RAUL TEIXEIRA E A
GREVE DOS PROFESSORES
"Seria tão bom se pleiteássemos melhorias
salariais na medida em que estejamos oferecendo à sociedade também um melhor
trabalho, oferecendo também à sociedade algo melhor.
Será importantíssimo que a nossa dificuldade
financeira não recaia sobre os outros. Seja um problema nosso. Vamos batalhar,
vamos lutar, tendo muito cuidado com os movimentos que façamos em nome dessa
dificuldade salarial. Quando nós pensamos, por exemplo, em parar de trabalhar,
nós criamos um problema muito sério com aqueles que dependem do nosso trabalho.
Porque numa greve de professores não são os filhos dos ricos que sofrem, não
são os filhos dos governantes que sofrem, é o povo.
[...]
Ganhar melhor sim, mas dar, também, o nosso
melhor."
***
Utilizamos as sábias palavras de José Raul Teixeira,
ex-professor de física da Universidade Federal Fluminense, e também grande
médium e orador espírita, para analisar nosso comportamento numa época de
greves e protestos populares.
O tempo é azado para recordarmos proveitoso relato de
um episódio da vida do professor Raul, relatado por ele mesmo, em palestra
espírita há alguns anos.
O caso ocorreu em sua juventude, quando ainda
trabalhava na educação pública em Niterói, município fluminense. A época era
também de grande agitação política e social. Os professores organizavam-se
ruidosamente em assembleia, a fim de realizar uma passeata ou manifestação para
reivindicar, sobretudo, uma melhor remuneração do governo.

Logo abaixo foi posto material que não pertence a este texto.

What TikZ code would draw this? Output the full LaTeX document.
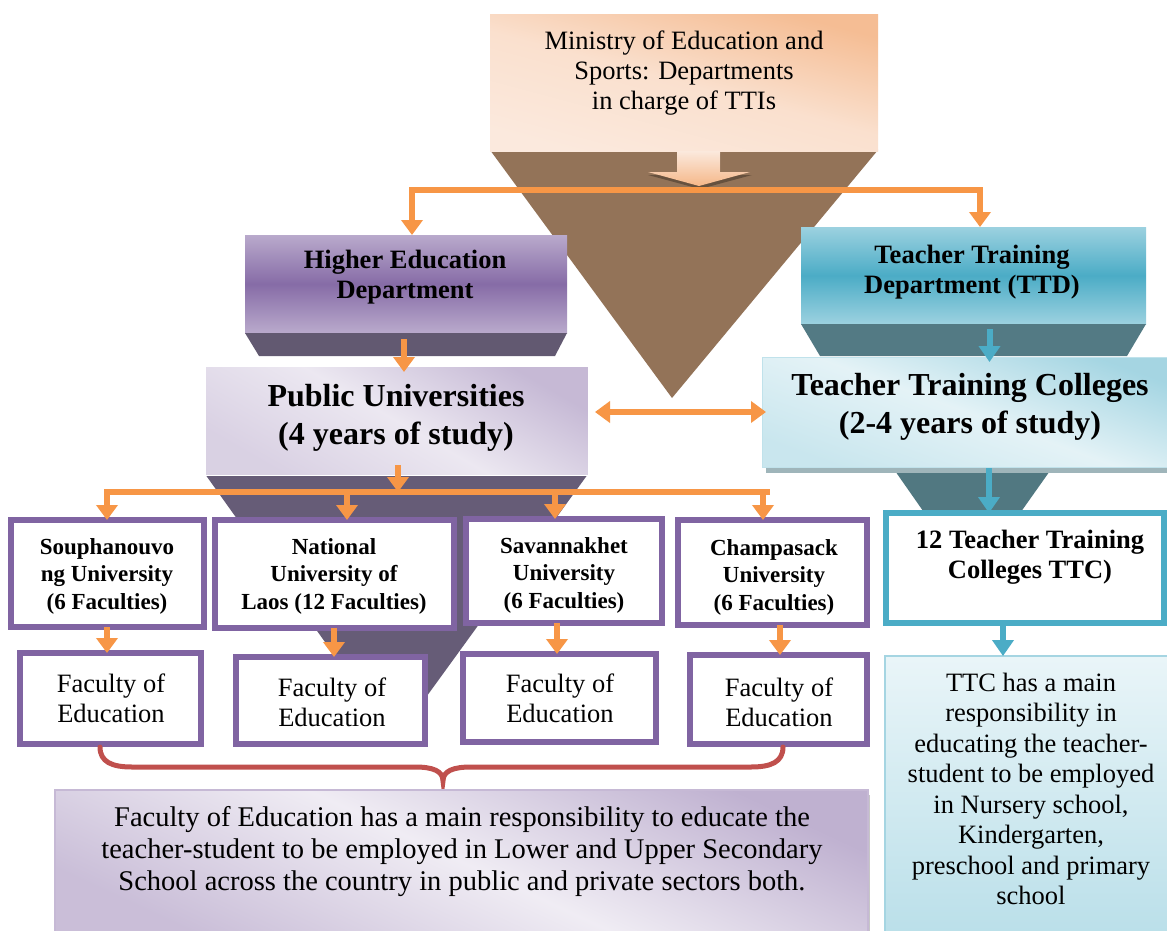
\documentclass[tikz,border=0pt]{standalone}
\usepackage{fontspec}
\setmainfont{Liberation Serif}
\usetikzlibrary{arrows.meta,calc}

\definecolor{orangeA}{HTML}{F79646}
\definecolor{peachT}{HTML}{F5BD94}
\definecolor{peachM}{HTML}{FAE0CE}
\definecolor{peachB}{HTML}{FBE9DD}
\definecolor{brownA}{HTML}{937358}
\definecolor{purpA}{HTML}{8064A2}
\definecolor{purpD}{HTML}{665C77}
\definecolor{purpBev}{HTML}{625971}
\definecolor{cyanA}{HTML}{4BACC6}
\definecolor{tealD}{HTML}{517881}
\definecolor{tealBev}{HTML}{537A84}
\definecolor{redA}{HTML}{C0504D}

\tikzset{
  txt/.style={font=\fontsize{26.5}{30}\selectfont, align=center, text=black, inner sep=0pt},
  btxt/.style={font=\fontsize{26.5}{30}\selectfont\bfseries, align=center, text=black, inner sep=0pt},
  bigtxt/.style={font=\fontsize{32}{38}\selectfont\bfseries, align=center, text=black, inner sep=0pt},
  unitxt/.style={font=\fontsize{23}{27.5}\selectfont\bfseries, align=center, text=black, inner sep=0pt},
  plainbox/.style={rectangle, inner sep=0pt, outer sep=0pt},
  ubox/.style={plainbox, draw=purpA, line width=6pt, fill=white},
  tbox/.style={plainbox, draw=cyanA, line width=6pt, fill=white},
  oline/.style={draw=orangeA, line width=6pt},
  oarrow/.style={draw=orangeA, line width=6pt, -{Triangle[width=21pt,length=15pt]}},
  odouble/.style={draw=orangeA, line width=6pt, {Triangle[width=21pt,length=15pt]}-{Triangle[width=21pt,length=15pt]}},
  barrow/.style={draw=cyanA, line width=6pt, -{Triangle[width=21pt,length=16pt]}},
}

\begin{document}
\begin{tikzpicture}[x=1pt,y=-1pt]
\useasboundingbox (0,0) rectangle (1167,931);
\fill[white] (0,0) rectangle (1167,931);

% funnels standing behind the boxes
\fill[brownA] (490,150) -- (878,150) -- (672,398) -- cycle;
\fill[purpD] (205,474) -- (588,474) -- (395,740) -- cycle;
\fill[tealD] (893,468) -- (1052,468) -- (972,581) -- cycle;

% ministry
\node[plainbox, minimum width=388pt, minimum height=137pt,
      top color=peachT, bottom color=peachB, middle color=peachM,
      shading angle=-15] (min) at (684,83.5) {};
\node[txt] (mint) at (684,73) {Ministry of Education and\\Sports: Departments\\in charge of TTIs};

% small block arrow under the ministry
\fill[brownA!70!black] (677,154) -- (720,154) -- (720,175) -- (752,175) -- (700,189) -- (648,175) -- (677,175) -- cycle;
\shade[top color=peachB, bottom color=peachT!85!orangeA]
  (677,151) -- (720,151) -- (720,172) -- (750,172) -- (699,186) -- (648,172) -- (677,172) -- cycle;

% departments
\node[plainbox, minimum width=322pt, minimum height=98pt,
      top color=purpA!55!white, bottom color=purpA!55!white, middle color=purpA!95!white] (hed) at (406,284) {};
\fill[purpBev] (hed.south west) -- (hed.south east) -- ++(-12,23) -- ($(hed.south west)+(14,23)$) -- cycle;
\node[btxt] (hedt) at (405,277) {Higher Education\\Department};

\node[plainbox, minimum width=345pt, minimum height=97pt,
      top color=cyanA!55!white, bottom color=cyanA!55!white, middle color=cyanA] (ttd) at (973.5,275.5) {};
\fill[tealBev] (ttd.south west) -- (ttd.south east) -- ++(-19,32) -- ($(ttd.south west)+(19,32)$) -- cycle;
\node[btxt] (ttdt) at (972,272) {Teacher Training\\Department (TTD)};

% connector from the ministry to the departments
\coordinate (mL) at (412,190);
\coordinate (mR) at (980,190);
\draw[oline] ([xshift=-3pt]mL) -- ([xshift=3pt]mR);
\draw[oarrow] (mL) -- (mL |- hed.north);
\draw[oarrow] (mR) -- (mR |- ttd.north);

% public universities and teacher training colleges
\node[plainbox, minimum width=383pt, minimum height=109pt, draw=white, line width=1pt,
      top color=purpA!45!white, bottom color=purpA!30!white, middle color=purpA!15!white,
      shading angle=-30] (pu) at (396.5,420.5) {};
\node[bigtxt] (put) at (396,418) {Public Universities\\(4 years of study)};

\fill[tealD!55!white] (766,466) rectangle (1167,473);
\node[plainbox, minimum width=410pt, minimum height=110pt, draw=cyanA!35!white, line width=1pt,
      top color=cyanA!50!white, bottom color=cyanA!30!white, middle color=cyanA!15!white,
      shading angle=-20] (ttc) at (967,412) {};
\node[bigtxt] (ttct) at (970,407) {Teacher Training Colleges\\(2-4 years of study)};

\draw[oarrow] ([xshift=-2pt,yshift=-6pt]hed.south) -- ([xshift=-2pt,yshift=-6pt]hed.south |- pu.north);
\draw[barrow] ([xshift=16pt,yshift=-5pt]ttd.south) -- ([xshift=16pt,yshift=-5pt]ttd.south |- ttc.north);
\draw[odouble] ([xshift=7pt]pu.east |- ttc.west) -- ([xshift=4pt]ttc.west);

% universities
\node[ubox, minimum width=193pt, minimum height=107pt] (u1) at (107.5,573.5) {};
\node[ubox, minimum width=239pt, minimum height=108pt] (u2) at (334.5,574) {};
\node[ubox, minimum width=196pt, minimum height=104pt] (u3) at (564,571) {};
\node[ubox, minimum width=189pt, minimum height=105pt] (u4) at (772.5,572.5) {};
\node[unitxt] (u1t) at (107,576) {Souphanouvo\\ng University\\(6 Faculties)};
\node[unitxt] (u2t) at (334,576) {National\\University of\\Laos (12 Faculties)};
\node[unitxt] (u3t) at (564,575) {Savannakhet\\University\\(6 Faculties)};
\node[unitxt] (u4t) at (774,577) {Champasack\\University\\(6 Faculties)};

% faculties of education
\node[ubox, minimum width=181pt, minimum height=91pt] (f1) at (110.5,698.5) {};
\node[ubox, minimum width=189pt, minimum height=87pt] (f2) at (330.5,700.5) {};
\node[ubox, minimum width=193pt, minimum height=88pt] (f3) at (559.5,698) {};
\node[ubox, minimum width=177pt, minimum height=89pt] (f4) at (778.5,699.5) {};
\node[txt] (f1t) at (111,698) {Faculty of\\Education};
\node[txt] (f2t) at (332,702) {Faculty of\\Education};
\node[txt] (f3t) at (560,698) {Faculty of\\Education};
\node[txt] (f4t) at (779,702) {Faculty of\\Education};

% branching from the public universities
\coordinate (busL) at (107,492);
\coordinate (busM) at (398,492);
\coordinate (busR) at (767,492);
\draw[oline] ([xshift=-3pt]busL) -- ([xshift=3pt]busR);
\draw[oarrow] ([yshift=10pt]pu.south -| busM) -- (busM);
\draw[oarrow] (busL) -- (busL |- u1.north);
\draw[oarrow] (347,492) -- (347,0 |- u2.north);
\draw[oarrow] (555,492) -- (555,0 |- u3.north);
\draw[oarrow] (763,492) -- (763,0 |- u4.north);

\draw[oarrow] (107,0 |- u1.south) -- (107,0 |- f1.north);
\draw[oarrow] (334,0 |- u2.south) -- (334,0 |- f2.north);
\draw[oarrow] (557,0 |- u3.south) -- (557,0 |- f3.north);
\draw[oarrow] (780,0 |- u4.south) -- (780,0 |- f4.north);

% brace gathering the faculties
\draw[redA, line width=5pt, line cap=round]
  (100,747) .. controls (100,762) and (112,767) .. (132,767) -- (415,767)
  .. controls (433,767) and (443,771) .. (443,781)
  .. controls (443,771) and (453,767) .. (471,767) -- (751,767)
  .. controls (771,767) and (783,762) .. (783,747);

% responsibility of the faculties
\fill[gray!45] (860,795) rectangle (870,931);
\node[plainbox, minimum width=813pt, minimum height=143pt, draw=purpA!45!white, line width=1.5pt,
      top color=purpA!50!white, bottom color=purpA!42!white, middle color=purpA!12!white,
      shading angle=-25] (fdesc) at (461.5,861.5) {};
\node[txt, font=\fontsize{28.5}{32}\selectfont] (fdesct) at (462,852)
  {Faculty of Education has a main responsibility to educate the\\teacher-student to be employed in Lower and Upper Secondary\\School across the country in public and private sectors both.};

% teacher training colleges branch
\node[tbox, minimum width=278pt, minimum height=110pt] (t12) at (1025,568) {};
\node[btxt] (t12t) at (1030,557) {12 Teacher Training\\Colleges TTC)};
\draw[barrow] ([yshift=-1pt]989,0 |- ttc.south) -- (989,0 |- t12.north);

\node[plainbox, minimum width=283pt, minimum height=277pt, draw=cyanA!50!white, line width=2pt,
      top color=cyanA!12!white, bottom color=cyanA!38!white] (tdesc) at (1026.5,794.5) {};
\node[txt, font=\fontsize{26.5}{30.5}\selectfont] (tdesct) at (1031,789)
  {TTC has a main\\responsibility in\\educating the teacher-\\student to be employed\\in Nursery school,\\Kindergarten,\\preschool and primary\\school};
\draw[barrow] (1003,0 |- t12.south) -- (1003,0 |- tdesc.north);

\end{tikzpicture}
\end{document}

Apesar de já labutar na Causa Espírita, sobretudo no
setor mediúnico, Raul era um dos mais exaltados, e preludiava palavras de
ordem:
- Companheiros, não podemos permitir que a situação
atual continue. Devemos lutar, protestar, gritar para que os governantes nos
ouçam!
Raul, ovacionado, recebia o apoio dos
"companheiros de luta". Quando, porém, preparava-se para levantar
novamente a voz, observou com os olhos de médium vidente a figura do seu
principal mentor desencarnado, Camilo, caminhando em sua direção vindo do fundo
do salão.
Contou-nos, com humor, o que pensou no momento quando
avistou o amigo invisível aos demais:
- O que Camilo faz aqui? Lugar de mentor não é no
centro espírita à noite?
O Espírito orientador, bom e sereno, repreendeu-lhe:
- Meu filho, o que fazes? Não instigues a revolta! Não
deverias participar disso.
Raul, ainda envolvido naquele ambiente, ainda pensou
bem-humorado:
- Puxa, deve ser bom ser mentor desencarnado! Não
precisa trabalhar duro para receber um salário minguado no fim do mês; não
precisa comer, pagar o aluguel, a conta de água, luz, gás...
Camilo, após ouvir o pensamento do médium, sorriu para
Raul e respondeu-lhe com a mansidão de sempre:
- Meu filho, não sejas leviano! Esqueceste que para
estarmos aqui [como mentores espirituais] tivemos também que passar por tudo
isso? As dificuldades de vós [dele e dos outros professores] não existem por
acaso. Em existências pretéritas, quisestes ser mais espertos do que os outros.
Explorastes os mais fracos e enriquecestes injustamente sobre eles. Não
deveríeis receber nada nesta existência, mas a Espiritualidade Maior é
misericordiosa. O que tu chamas de "salário minguado" é na realidade
uma "ajuda de custo" que Deus vos concede para não morrerdes de fome,
a fim de cumprirdes vossa jornada terrena em busca da redenção das pesadas
dívidas passadas.
Neste momento da palestra, nós, ouvintes, pensamos nos
escravocratas e demais capitalistas inescrupulosos do passado, que fizeram
fortuna com o suor, sangue e lágrimas dos irmãos menos favorecidos.
Como Raul emudeceu por alguns segundos, os
companheiros da assembleia lhe chamaram a atenção:
- Continua, Raul! O que devemos fazer? Vamos fazer
greve?
Com o semblante mais calmo, o professor e espírita
mudou o tom de voz:
- Companheiros, não é bem assim... Acho que devemos
ter calma e paciência e procurar outros meios de reivindicação.
Sobressaltados pela mudança repentina do amigo, um
deles arguiu-lhe:
- Mas Raul, você disse que deveríamos continuar!
- Mudei de ideia. Pensando bem, não é pelo grito e
pela paralisação de nossas atividades que iremos melhorar a situação do ensino
público. Antes de tudo, vamos pensar em nossos alunos, que não têm culpa
alguma, para não prejudicá-los.
Ao deixar o recinto, não é preciso dizer que esse foi
o fim da breve carreira do professor Raul Teixeira como grevista.